Jan 16 11:19:06 openHABianPiFuchsbau systemd[1]: openhab2.service: Unit entered failed state.
Jan 16 11:19:06 openHABianPiFuchsbau systemd[1]: openhab2.service: Failed with result 'exit-code'.

The problem was solved by another purge followed by a manual removal of the user (after stopping the other service under the user), followed by a successful reinstall.

Related to https://github.com/openhab/openhabian/issues/285

BClark09 commented 6 years ago

Interesting, would you be able to know which process was 597? I'm assuming it wasn't openHAB as this process is killed if it can't shutdown safely during uninstall?

It might make sense to stop any the processes owned by openhab during a purge?

ThomDietrich commented 6 years ago

It's the frontail log viewer. In openHABian this service uses the openhab user. I can now see that this decision was a mistake... Still the error shouldn't occur. No, I don't think we can expect the user to only be used for openhab itself. It might be better to deal with it. I.e.:

As for step two: Why did it fail actually? I wasn't able to figure that out.

BClark09 commented 6 years ago

Yeah, definitely shouldn't fail on reinstall in this case. Will have a play to replicate and try to fix. Thanks!

BClark09 commented 6 years ago

Hey @ThomDietrich, do you think it would be a good idea to kill all processes belonging to openhab?

pkill -U openhab
userdel openhab

will return no errors.

ThomDietrich commented 6 years ago

Hey Ben, I'm not sure where you are headed. Didn't we agree to not force-delete the user?

BClark09 commented 6 years ago

Sorry, I may have forgotten what we had discussed. And came at it from the same (incorrect) angle. 😖

No, I don't think we can expect the user to only be used for openhab itself

Yes, I agree (like I did last time...) 😄

BClark09 commented 6 years ago

I'm currently trying to work out why the reinstall completed partially. The details about creating the user is in the preinst stage, and each of these files have the -e flag set. It looks like they already skip adding it if the user already exists.

ThomDietrich commented 6 years ago

Maybe you could check if the user exists prior to creating it?
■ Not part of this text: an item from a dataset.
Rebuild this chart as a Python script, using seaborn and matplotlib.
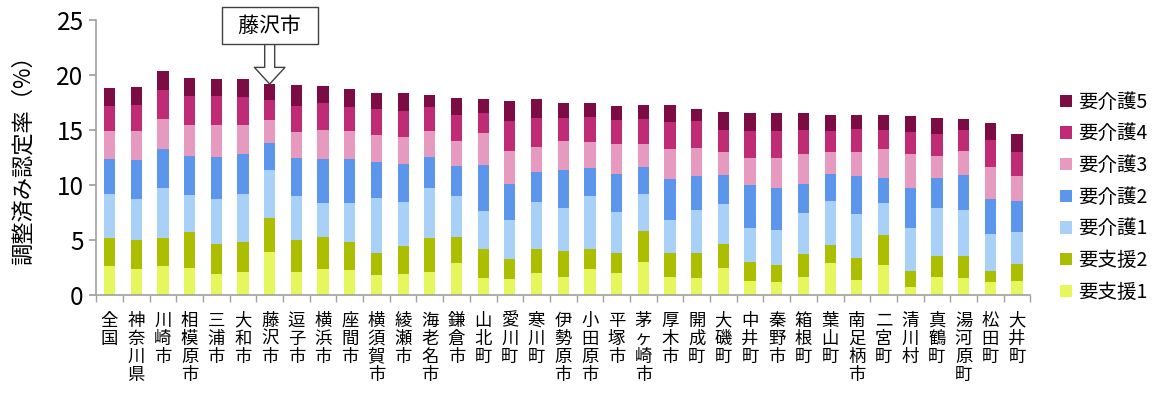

Also I'd suggest to add warning messages on both sides:

User openhab already exists on the system.

User openhab couldn't be deleted. You may want to do that manually...

ThomDietrich commented 6 years ago

Hey @BClark09 I'm currently going through all my openHABian issues and found the one related to this issue. What would you suggest to do here?

Best! Hope you are doing fine ;)

BClark09 commented 6 years ago

Hey @ThomDietrich! Hope you are well too!

I've not had a good amount of time to have a look at this properly yet. I'm still a bit confused at why openHAB fails to reinstall properly. I couldn't replicate the exact error above, but I did run into problems. The preinst script already checks for an existing user.

My suggestion so far would be to make a simple check (and as you suggested, warn) for PIDs belonging to the user/group to see if that has any effect on the reinstall. The postrm script will become something like:

  purge)
    removeOpenHABInit
    if [ -z "$(ps -o pid= -u openhab)" ]; then
      if getent passwd $OH_USER > /dev/null 2>&1; then
        deluser --system --quiet $OH_USER || true
      fi
      if getent group $OH_GROUP > /dev/null 2>&1; then
        delgroup --system --quiet $OH_GROUP || true
      fi
    else 
      echo "The 'openhab' user has other active processes and cannot be deleted." 
      echo "  You may want to delete the user and group manually."
    fi
    rm -rf /var/log/openhab2
    rm -rf /var/lib/openhab2
    rm -rf /usr/share/openhab2
    rm -rf /etc/openhab2
    exit 0
    ;;
mstormi commented 4 years ago

is this still an issue after all ?

It's also linked to https://github.com/openhab/openhabian/issues/285

BClark09 commented 4 years ago

Finally did something about this. So sorry for the delay 😞!